More worryingly, Misbah’s comments today didn’t exactly radiate confidence. “We have tried a mix of senior and young players which enable us to retain our winning momentum. Until the World T20, everyone is in consideration. The situation is now alarming after we lost against Sri Lanka and then in Australia. But we are going to keep experimenting until we get to our best combination.”
You may wonder how Pakistan have found themselves in a position where, nine months out from a T20 World Cup they seemed destined to be favourites for, they are essentially reduced to throwing names into a squad and hoping one combination eventually sticks. It isn’t all down to Misbah; the central contracts were issued days before he was appointed head coach and chief selector, and he may well have had no input in those decisions. That said, only five of the 16 players named in the squad that plays Bangladesh are part of the centrally contracted list anyway, so that appears no hindrance. (It doesn’t bode especially well for long term planning, though, when as recently as August, PCB CEO Wasim Khan said the board “wanted to attach a high value to receiving” a central contract.
The blame for Hasan Ali’s recurring injury or Shadab Khan’s loss of form can’t be placed at Misbah’s door either, nor Fakhar Zaman’s struggles and the timing of Sarfaraz Ahmed’s removal as captain. Amir and Wahab’s retirement from the Test format may have done their chances of T20 selection no good, either, with Misbah having publicly expressed unhappiness at players being able to pick and choose their availability just last month. Whether that was the reason the duo were edged out, or indeed if factoring that into T20 selections is judicious at all, is another matter entirely.
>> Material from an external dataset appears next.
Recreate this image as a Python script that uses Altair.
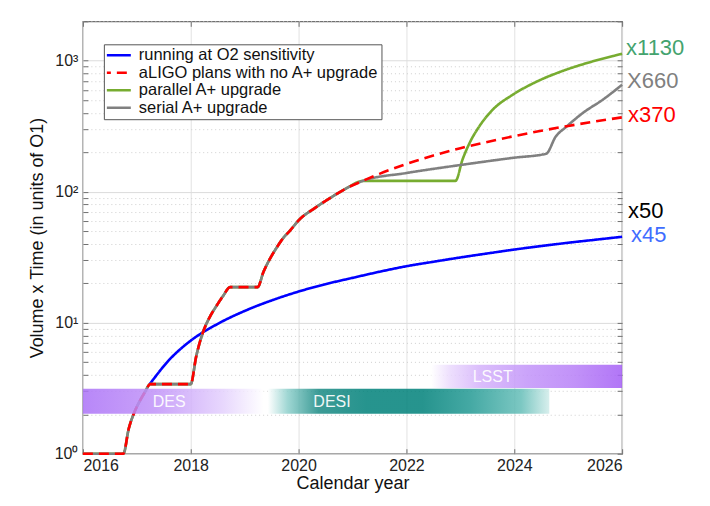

But where there used to be a contingency plan from Misbah, there is a strategic vapidity to T20 squad selections. It is impossible to say whether this Pakistan setup wants to promote youth, and a long-term vision, or go back to the comfort zone of picking players they believe may get them short-term results. You couldn’t say if Misbah’s Pakistan emphasises bottom heavy power-hitting, what the players selected tell us about Powerplay usage, which quicks are death bowlers or whether they want to play a legspinner at all. When Misbah took over as head coach and chief selector, Pakistan were a top T20 side. Now, they appear imposters clinging on to a T20 number one ranking it is scarcely believable they attained. If the master tactician has a plan for this, he’s kept it very well concealed thus far.